E infatti, c’è un finale alternativo in cui Chris viene arrestato. Peele ha detto di aver preferito rigirare il finale per dare una speranza al pubblico e voi lo sapete, nessuno è più convinto di me della necessità di dare qualcosa in cui sperare a chi ti ha seguito per due ore su uno schermo. Tuttavia, il finale originale mi sembra solo più coerente con tutto ciò che era stato mostrato fino a quel momento. Più coerente anche con il discorso politico di Peele, che rimanda a problematiche che fingiamo soltanto di aver risolto, mentre invece risuonano nella parte più profonda e peggiore di noi.
A parte questo, Get Out va visto senza scuse. È un’esperienza cinematografica importante, è l’ennesima dimostrazione che l’horror sta bene, vi saluta tutti ed è tornato a essere arrabbiato e a mordere la nostra coscienza sociale. E questa è una splendida notizia.

5 commenti

  1. Alberto · ·

    Gran film, e sarò di bocca buona ma non mi è dispiaciuto nemmeno il finale, per quanto, sì, ci fosse stato Romero avrebbe probabilmente spazzato via anche le ultime briciole di illusione. Comunque sei un asso a rendere atmosfera e significati di una pellicola senza svelare quasi nulla.

  2. Aradia · ·

    non sai quanto ci speravo nella recensione di questo film, che non ho ancora visto ma che sto aspettando da quando l’hanno annunicato. ora più che mai, non vedo l’ora di vederlo

  3. Andrea · ·

    grandissimo, piccolo film.
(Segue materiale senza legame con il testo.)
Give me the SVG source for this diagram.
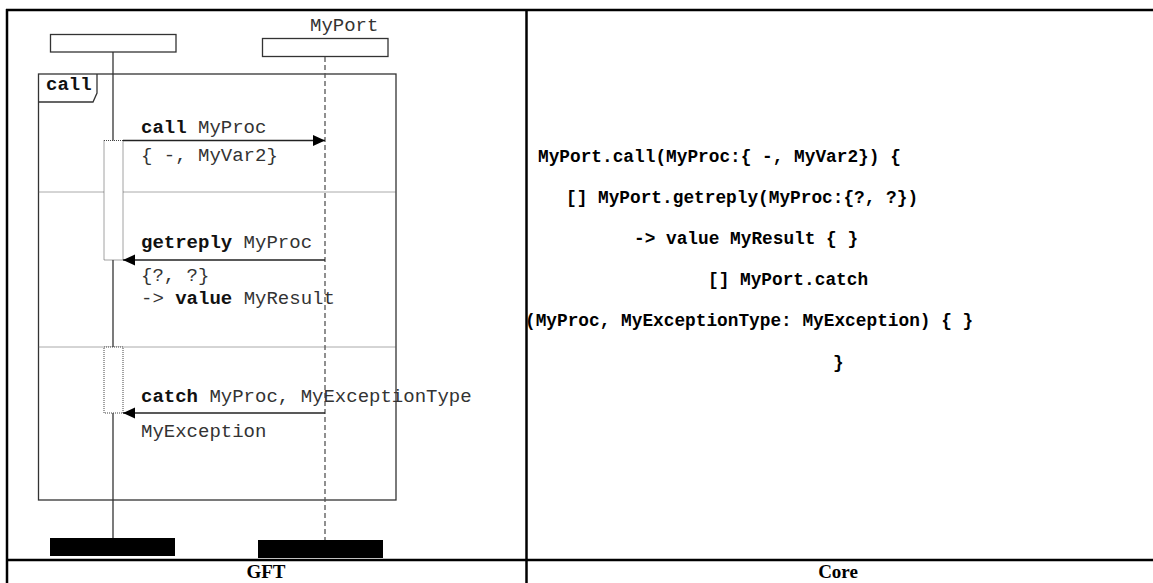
<svg xmlns="http://www.w3.org/2000/svg" width="1153" height="583" viewBox="0 0 1153 583">
<style>
.tbl{stroke:#000;stroke-width:2.5;fill:none}
.box{fill:#fff;stroke:#333;stroke-width:1.3}
.frame{fill:none;stroke:#333;stroke-width:1.3}
.sep{stroke:#555;stroke-width:1;stroke-dasharray:1,1;fill:none}
.act{fill:#fff;stroke:#444;stroke-width:1;stroke-dasharray:1,1}
.life{stroke:#333;stroke-width:1.3}
.dash{stroke:#555;stroke-width:1.3;stroke-dasharray:5,3}
.msg{stroke:#222;stroke-width:1.3;fill:none}
.m{font-family:"Liberation Mono","Courier New",monospace;font-size:19px;fill:#333}
.b{font-weight:bold;fill:#111}
.core{font-family:"Liberation Mono","Courier New",monospace;font-size:17.8px;font-weight:bold;fill:#000}
.cap{font-family:"Liberation Serif","Times New Roman",serif;font-size:19px;font-weight:bold;fill:#000;text-anchor:middle}
</style>
<defs>
<marker id="ah" markerWidth="12" markerHeight="12" refX="12" refY="6" orient="auto" markerUnits="userSpaceOnUse">
<path d="M0,0.5 L12,6 L0,11.5 Z" fill="#000"/>
</marker>
</defs>
<rect width="1153" height="583" fill="#fff"/>
<g id="table">
<line class="tbl" x1="6" y1="10" x2="1153" y2="10"/>
<line class="tbl" x1="7" y1="9" x2="7" y2="583"/>
<line class="tbl" x1="526.5" y1="9" x2="526.5" y2="583"/>
<line class="tbl" x1="6" y1="560" x2="1153" y2="560"/>
<text class="cap" x="266" y="578">GFT</text>
<text class="cap" x="838" y="578">Core</text>
</g>
<g id="frame-call">
<rect class="frame" x="38.5" y="74" width="357.5" height="426"/>
<path class="frame" d="M38.5,102 L93,102 L97,93 L97,74"/>
<text class="m b" x="46" y="90">call</text>
<line class="sep" x1="38.5" y1="192" x2="396" y2="192"/>
<line class="sep" x1="38.5" y1="347" x2="396" y2="347"/>
</g>
<g id="lifeline-left">
<rect class="box" x="50.5" y="34.5" width="125.5" height="17.5"/>
<line class="life" x1="113" y1="52" x2="113" y2="538"/>
<rect x="50" y="538" width="125" height="18" fill="#000"/>
</g>
<g id="lifeline-myport">
<text class="m" x="310" y="31">MyPort</text>
<rect class="box" x="262.5" y="38.5" width="125.5" height="18"/>
<line class="dash" x1="325" y1="57" x2="325" y2="540"/>
<rect x="258" y="540" width="125" height="18" fill="#000"/>
</g>
<g id="activations">
<rect class="act" x="104" y="140.5" width="19" height="119.5"/>
<rect class="act" x="104" y="347" width="19" height="66"/>
</g>
<g id="connectors">
<line class="msg" x1="123" y1="140.5" x2="325" y2="140.5" marker-end="url(#ah)"/>
<line class="msg" x1="325" y1="260" x2="123" y2="260" marker-end="url(#ah)"/>
<line class="msg" x1="325" y1="413" x2="123" y2="413" marker-end="url(#ah)"/>
</g>
<g id="labels">
<text class="m" x="141" y="133"><tspan class="b">call</tspan> MyProc</text>
<text class="m" x="141" y="161">{ -, MyVar2}</text>
<text class="m" x="141" y="248"><tspan class="b">getreply</tspan> MyProc</text>
<text class="m" x="141" y="281">{?, ?}</text>
<text class="m" x="141" y="304">-&gt; <tspan class="b">value</tspan> MyResult</text>
<text class="m" x="141" y="402"><tspan class="b">catch</tspan> MyProc, MyExceptionType</text>
<text class="m" x="141" y="437">MyException</text>
</g>
<g id="core-text">
<text class="core" x="538" y="162">MyPort.call(MyProc:{ -, MyVar2}) {</text>
<text class="core" x="566" y="203">[] MyPort.getreply(MyProc:{?, ?})</text>
<text class="core" x="634" y="244">-&gt; value MyResult { }</text>
<text class="core" x="708" y="285">[] MyPort.catch</text>
<text class="core" x="525" y="326">(MyProc, MyExceptionType: MyException) { }</text>
<text class="core" x="833" y="368">}</text>
</g>
</svg>
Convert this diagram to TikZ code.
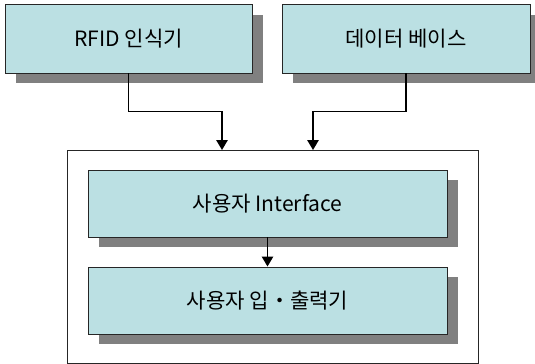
\documentclass[tikz,border=0pt]{standalone}
\usepackage{fontspec}
\setmainfont{Noto Sans CJK KR}
\usepackage{tikz}
\usetikzlibrary{arrows.meta, shadows}

\definecolor{boxfill}{HTML}{BBE0E3}
\definecolor{shadowgray}{HTML}{808080}

\tikzset{
  unitbox/.style={rectangle, draw=black!85, line width=0.7pt, fill=boxfill,
    font=\fontsize{15pt}{18pt}\selectfont,
    drop shadow={shadow xshift=0.28cm, shadow yshift=-0.25cm, fill=shadowgray, opacity=1}},
  arr/.style={-{Triangle[width=8pt,length=7pt]}, line width=1.1pt}
}

\begin{document}
\begin{tikzpicture}
  \useasboundingbox (0,0) rectangle (13.375,9.1);
  \node[unitbox, minimum width=6.175cm, minimum height=1.7cm] (rfid) at (3.2125,8.125) {RFID 인식기};
  \node[unitbox, minimum width=6.2cm, minimum height=1.7cm] (db) at (10.15,8.125) {데이터 베이스};
  \node[draw=black!85, line width=0.7pt, minimum width=10.275cm, minimum height=5.325cm] (outer) at (6.8125,2.6875) {};
  \node[unitbox, minimum width=8.975cm, minimum height=1.675cm] (ui) at (6.6875,4.0125) {사용자 Interface};
  \node[unitbox, minimum width=8.975cm, minimum height=1.675cm] (io) at (6.6875,1.5875) {사용자 입・출력기};
  \coordinate (inA) at (5.55,5.35);
  \coordinate (inB) at (7.825,5.35);
  \draw[arr] (rfid.south) -- ++(0,-0.95) -| (inA);
  \draw[arr] (db.south) -- ++(0,-0.95) -| (inB);
  \draw[arr] (ui.south) -- (io.north);
\end{tikzpicture}
\end{document}
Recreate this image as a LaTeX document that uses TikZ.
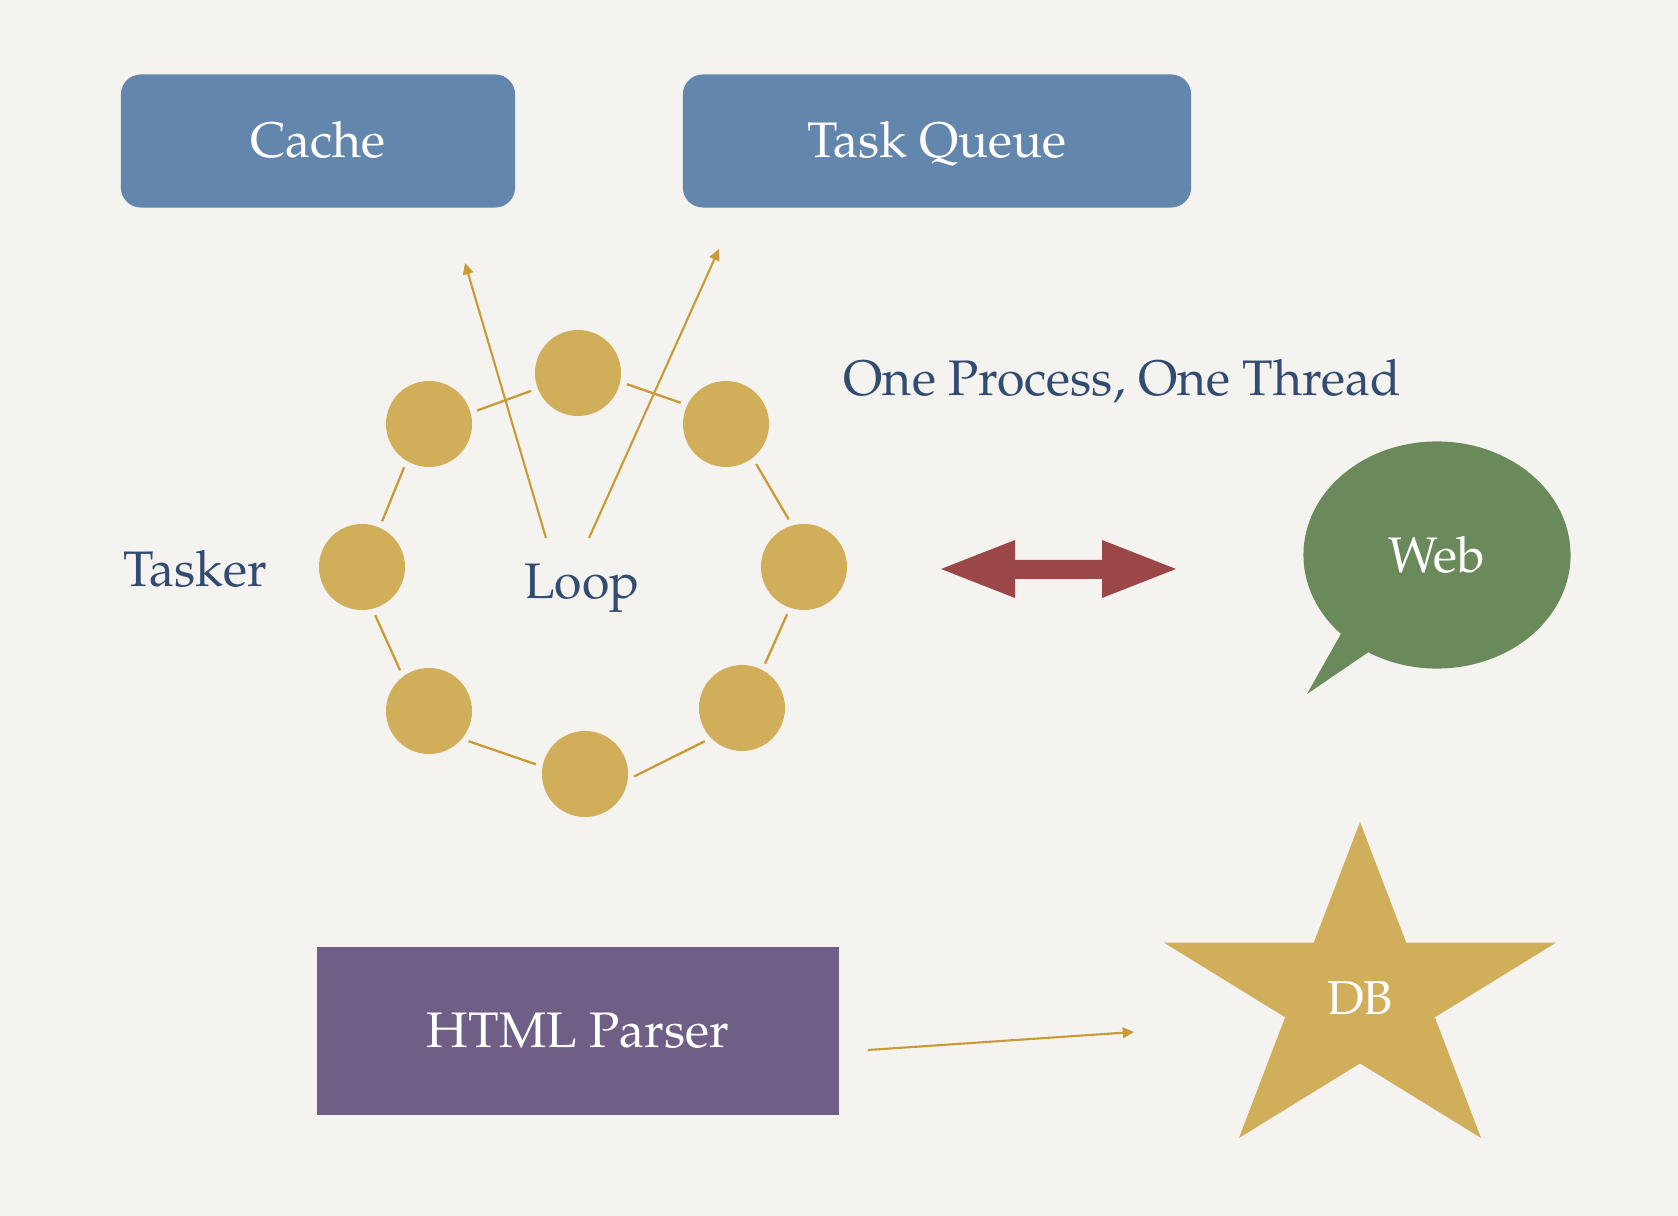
\documentclass[tikz,border=0pt]{standalone}
\usepackage[T1]{fontenc}
\usepackage{mathpazo}
\usetikzlibrary{arrows.meta,shapes.callouts}
\definecolor{paper}{HTML}{F5F3EF}
\definecolor{boxblue}{HTML}{6386AC}
\definecolor{gold}{HTML}{D1AE5A}
\definecolor{linegold}{HTML}{C99A35}
\definecolor{arrowred}{HTML}{9C4747}
\definecolor{webgreen}{HTML}{6A8A5B}
\definecolor{parserpurple}{HTML}{6F5F87}
\definecolor{ink}{HTML}{324B70}
\begin{document}
\begin{tikzpicture}[x=0.01cm, y=0.01cm,
  txt/.style={font=\fontsize{14.2}{17}\selectfont, inner sep=0pt},
  inktext/.style={txt, text=ink},
  bluebox/.style={txt, fill=boxblue, text=white, rounded corners=0.2cm, minimum height=1.33cm,
    text height=0.92em, text depth=0pt},
  ball/.style={circle, fill=gold, minimum size=0.86cm, inner sep=0pt},
  link/.style={draw=linegold, line width=0.65pt, shorten >=1.8pt, shorten <=1.8pt},
  flow/.style={draw=linegold, line width=0.6pt, -{Triangle[length=3.2pt,width=3pt]}}]
\fill[paper] (0,0) rectangle (1678,-1216);
\useasboundingbox (0,0) rectangle (1678,-1216);

% top boxes
\node[bluebox, minimum width=3.94cm] (cache) at (318,-141) {Cache};
\node[bluebox, minimum width=5.08cm] (queue) at (937,-141) {Task Queue};

% the loop ring
\foreach \n/\x/\y in {1/578/373, 2/726/424, 3/804/567, 4/742/708, 5/585/774, 6/429/711, 7/362/567, 8/429/424}
  \node[ball] (c\n) at (\x,-\y) {};
\foreach \a/\p/\b/\q in {1/-12/2/154, 2/-52/3/106, 3/-109/4/62, 4/-136/5/-7,
                          5/170/6/-40, 6/127/7/-76, 7/66/8/-121, 8/15/1/-159}
  \draw[link] (c\a.\p) -- (c\b.\q);

\node[inktext, anchor=base west] (tasker) at (123,-587) {Tasker};
\node[inktext, anchor=base] (loop) at (582,-599) {Loop};
\node[inktext, anchor=base west] (thread) at (843,-396) {One Process, One Thread};

\coordinate (cachein) at (465,-263);
\coordinate (queuein) at (719,-249);
\draw[flow] ([xshift=-0.36cm,yshift=0.61cm]loop.base) -- (cachein);
\draw[flow] ([xshift=0.07cm,yshift=0.61cm]loop.base) -- (queuein);

% double arrow
\fill[arrowred] (941,-569) -- (1015,-540) -- (1015,-560) -- (1102,-560) -- (1102,-540)
  -- (1176,-569) -- (1102,-598) -- (1102,-579) -- (1015,-579) -- (1015,-598) -- cycle;

% web bubble
\node[ellipse callout, fill=webgreen, text=white, txt, minimum width=2.67cm, minimum height=2.27cm,
  callout absolute pointer={(1307,-694)}] (web) at (1437,-555) {Web};

% db star
\begin{scope}[shift={(1360,-996.7)}]
\fill[gold] (90:206 and 174.7) \foreach \i in {0,...,4} {-- ({126+72*\i}:78.7 and 66.7) -- ({162+72*\i}:206 and 174.7)} -- cycle;
\end{scope}
\node[txt, text=white, font=\fontsize{13.5}{16}\selectfont] (db) at (1360,-998) {DB};

% parser
\node[txt, fill=parserpurple, text=white, minimum width=5.22cm, minimum height=1.68cm] (parser) at (578,-1031) {HTML Parser};
\coordinate (dbin) at (1134,-1032);
\draw[flow] ([xshift=0.28cm,yshift=-0.19cm]parser.east) -- (dbin);
\end{tikzpicture}
\end{document}
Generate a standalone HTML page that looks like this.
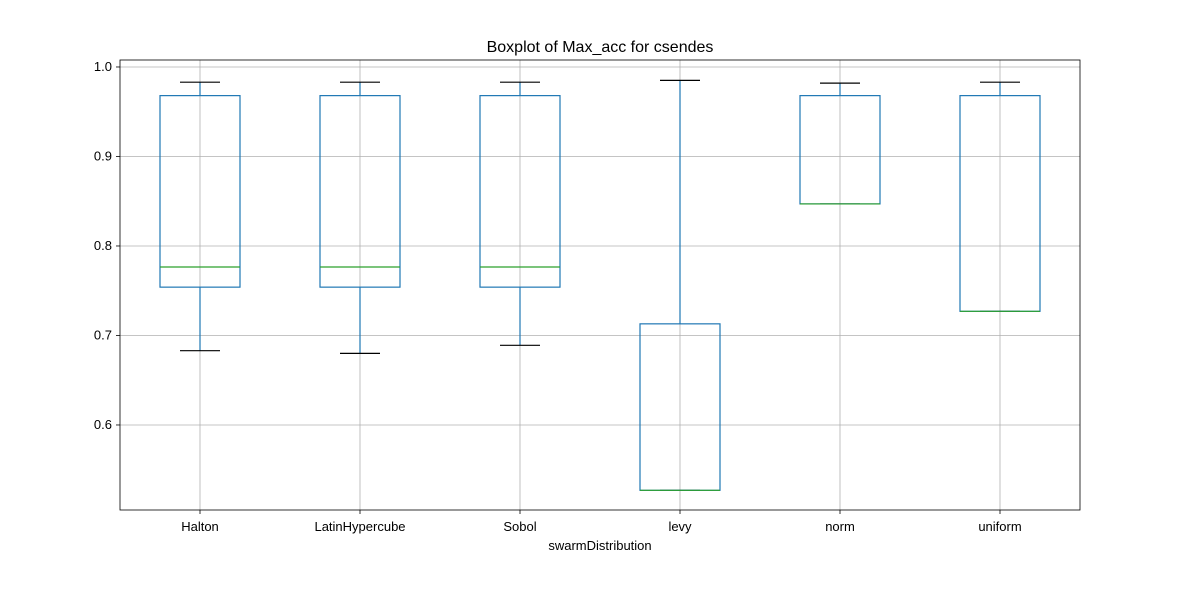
<!DOCTYPE html>
<html><head><meta charset="utf-8"><style>
body{margin:0;background:#fff;}
svg text{font-family:"Liberation Sans","DejaVu Sans",sans-serif;}
</style></head><body>
<svg width="1200" height="600" xmlns="http://www.w3.org/2000/svg">
<g id="plot"></g>
</svg>
<script>
const categories=["Halton","LatinHypercube","Sobol","levy","norm","uniform"];
const whiskerLow=[0.683,0.680,0.689,0.527,0.847,0.727];
const q1=[0.754,0.754,0.754,0.527,0.847,0.727];
const medians=[0.7765,0.7765,0.7765,0.527,0.847,0.727];
const q3=[0.968,0.968,0.968,0.713,0.968,0.968];
const whiskerHigh=[0.983,0.983,0.983,0.985,0.982,0.983];
const yTicks=[0.6,0.7,0.8,0.9,1.0];
const yTickLabels=["0.6","0.7","0.8","0.9","1.0"];

const L=120,R=1080,T=60,B=510;
const yMin=0.505,yMax=1.0078;
const y=v=>B-(v-yMin)/(yMax-yMin)*(B-T);
const x=i=>L+(i+0.5)*(R-L)/categories.length;
const NS="http://www.w3.org/2000/svg";
const g=document.getElementById('plot');
function mk(tag,attrs,parent){const e=document.createElementNS(NS,tag);for(const k in attrs)e.setAttribute(k,attrs[k]);(parent||g).appendChild(e);return e;}

// grid
yTicks.forEach((t,i)=>{
  const gl=mk('line',{x1:L,x2:R,y1:y(t),y2:y(t),stroke:'#b0b0b0','stroke-width':0.8});
  
  
  const tk=mk('line',{x1:L-4,x2:L,y1:y(t),y2:y(t),stroke:'#000','stroke-width':0.8});
  
  
  const tx=mk('text',{x:L-8,y:y(t)+4,'text-anchor':'end','font-size':13,fill:'#000'});
  tx.textContent=yTickLabels[i];
  
  
});
categories.forEach((c,i)=>{
  const gl=mk('line',{x1:x(i),x2:x(i),y1:T,y2:B,stroke:'#b0b0b0','stroke-width':0.8});
  
  
});
// boxes
const hw=40,cw=20;
categories.forEach((c,i)=>{
  const grp=mk('g',{});
  
  
  const cx=x(i),blue='#1f77b4';
  mk('line',{x1:cx,x2:cx,y1:y(q3[i]),y2:y(whiskerHigh[i]),stroke:blue,'stroke-width':1.2},grp);
  mk('line',{x1:cx,x2:cx,y1:y(q1[i]),y2:y(whiskerLow[i]),stroke:blue,'stroke-width':1.2},grp);
  mk('line',{x1:cx-cw,x2:cx+cw,y1:y(whiskerHigh[i]),y2:y(whiskerHigh[i]),stroke:'#000','stroke-width':1.2},grp);
  mk('line',{x1:cx-cw,x2:cx+cw,y1:y(whiskerLow[i]),y2:y(whiskerLow[i]),stroke:'#000','stroke-width':1.2},grp);
  mk('rect',{x:cx-hw,y:y(q3[i]),width:2*hw,height:Math.max(0,y(q1[i])-y(q3[i])),fill:'none',stroke:blue,'stroke-width':1.2},grp);
  mk('line',{x1:cx-hw,x2:cx+hw,y1:y(medians[i]),y2:y(medians[i]),stroke:'#2ca02c','stroke-width':1.2},grp);
  const tk=mk('line',{x1:cx,x2:cx,y1:B,y2:B+4,stroke:'#000','stroke-width':0.8});
  
  
  const tx=mk('text',{x:cx,y:B+21,'text-anchor':'middle','font-size':13,fill:'#000'});
  tx.textContent=c;
  
  
});
const fr=mk('rect',{x:L,y:T,width:R-L,height:B-T,fill:'none',stroke:'#000','stroke-width':0.8});


const ti=mk('text',{x:(L+R)/2,y:T-8,'text-anchor':'middle','font-size':16,fill:'#000'});
ti.textContent='Boxplot of Max_acc for csendes';


const xl=mk('text',{x:(L+R)/2,y:B+40,'text-anchor':'middle','font-size':13,fill:'#000'});
xl.textContent='swarmDistribution';


</script>
</body></html>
Condivido in pieno il discorso su come un’opera gelida e paracula come Moonlight ne esca con le ossa rotte.

    [spoiler?]
    oviamente è solo un caso (e qui implica ben altre cose a livello di trama), ma anche nel bellissimo The Invitation mettevano sotto un animale prima di arrivare a destinazione. Cioè, porta proprio sfiga

  4. Cumbrugliume · ·

    Sensazionale il confronto con Moonlight, film che a me è comunque piaciu(cchia)to, ma che veramente non regge il confronto con Get Out… che comunque è un film non perfetto (ho storto il naso sul finale) e probabilmente molto più significativo per un pubblico americano.

  5. Werner (mega)Herzog · ·

    bello tutto, ma se questo “Get out” è un “horror” (e lo sarebbe pure, ma in senso moooolto lato), allora i film di zio tibia dovevano vietarli ai minori di 75 anni.